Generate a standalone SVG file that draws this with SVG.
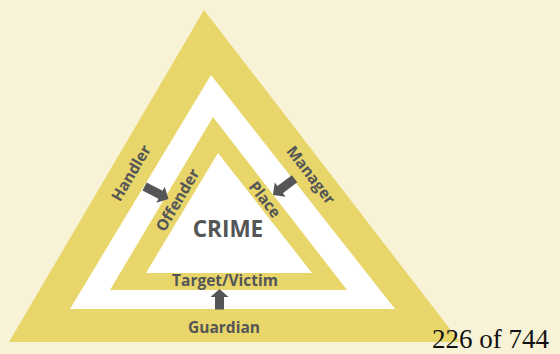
--
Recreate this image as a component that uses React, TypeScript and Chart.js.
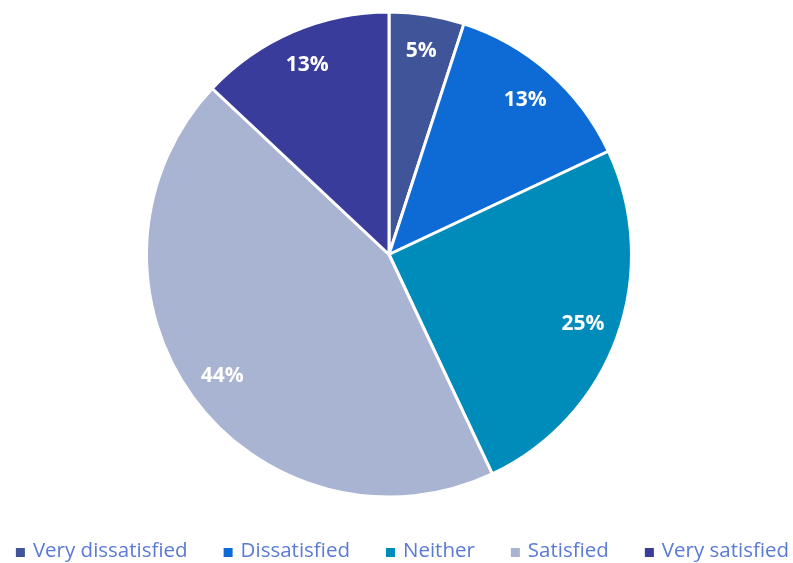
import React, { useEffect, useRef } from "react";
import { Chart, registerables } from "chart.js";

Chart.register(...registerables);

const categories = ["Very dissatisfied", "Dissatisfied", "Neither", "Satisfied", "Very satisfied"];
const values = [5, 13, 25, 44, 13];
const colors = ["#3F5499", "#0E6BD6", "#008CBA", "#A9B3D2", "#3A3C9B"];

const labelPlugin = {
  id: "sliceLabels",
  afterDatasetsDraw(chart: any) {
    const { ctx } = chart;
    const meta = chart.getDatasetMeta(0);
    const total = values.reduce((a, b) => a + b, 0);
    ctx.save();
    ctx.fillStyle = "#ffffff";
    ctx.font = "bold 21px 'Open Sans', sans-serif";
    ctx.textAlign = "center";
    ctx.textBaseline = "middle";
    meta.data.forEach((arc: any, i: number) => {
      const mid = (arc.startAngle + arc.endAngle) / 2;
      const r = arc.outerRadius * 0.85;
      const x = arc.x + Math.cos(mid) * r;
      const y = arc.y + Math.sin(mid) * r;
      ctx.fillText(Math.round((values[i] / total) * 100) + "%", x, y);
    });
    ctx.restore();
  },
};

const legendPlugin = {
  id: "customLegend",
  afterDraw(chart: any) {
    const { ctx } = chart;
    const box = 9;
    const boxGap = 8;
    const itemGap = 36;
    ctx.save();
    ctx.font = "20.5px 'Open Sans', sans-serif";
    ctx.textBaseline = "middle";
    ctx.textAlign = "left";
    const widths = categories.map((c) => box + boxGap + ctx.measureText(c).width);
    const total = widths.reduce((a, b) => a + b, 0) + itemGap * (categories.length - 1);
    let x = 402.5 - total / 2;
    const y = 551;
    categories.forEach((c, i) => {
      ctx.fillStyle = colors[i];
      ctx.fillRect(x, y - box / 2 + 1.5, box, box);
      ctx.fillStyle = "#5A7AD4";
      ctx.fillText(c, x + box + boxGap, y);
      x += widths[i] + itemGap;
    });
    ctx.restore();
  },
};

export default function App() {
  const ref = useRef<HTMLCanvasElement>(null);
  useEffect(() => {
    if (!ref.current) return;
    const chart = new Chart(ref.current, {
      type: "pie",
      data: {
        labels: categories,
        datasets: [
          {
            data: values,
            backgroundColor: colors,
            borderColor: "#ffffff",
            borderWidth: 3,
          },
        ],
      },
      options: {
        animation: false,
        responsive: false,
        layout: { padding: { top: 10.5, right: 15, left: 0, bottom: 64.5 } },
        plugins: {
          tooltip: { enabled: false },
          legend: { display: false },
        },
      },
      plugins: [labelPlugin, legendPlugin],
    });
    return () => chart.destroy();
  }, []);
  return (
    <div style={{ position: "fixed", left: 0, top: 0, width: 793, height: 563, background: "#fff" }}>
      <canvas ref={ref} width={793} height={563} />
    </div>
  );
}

## EXERCISE REQUIREMENTS
Nothing but the lines from the one containing "Recreate this image" through the one containing "Chart.register(...registerables);" should appear in your copy, exactly as written and without pictures.

## TASK RESULT
Recreate this image as a component that uses React, TypeScript and Chart.js.
import React, { useEffect, useRef } from "react";
import { Chart, registerables } from "chart.js";

Chart.register(...registerables);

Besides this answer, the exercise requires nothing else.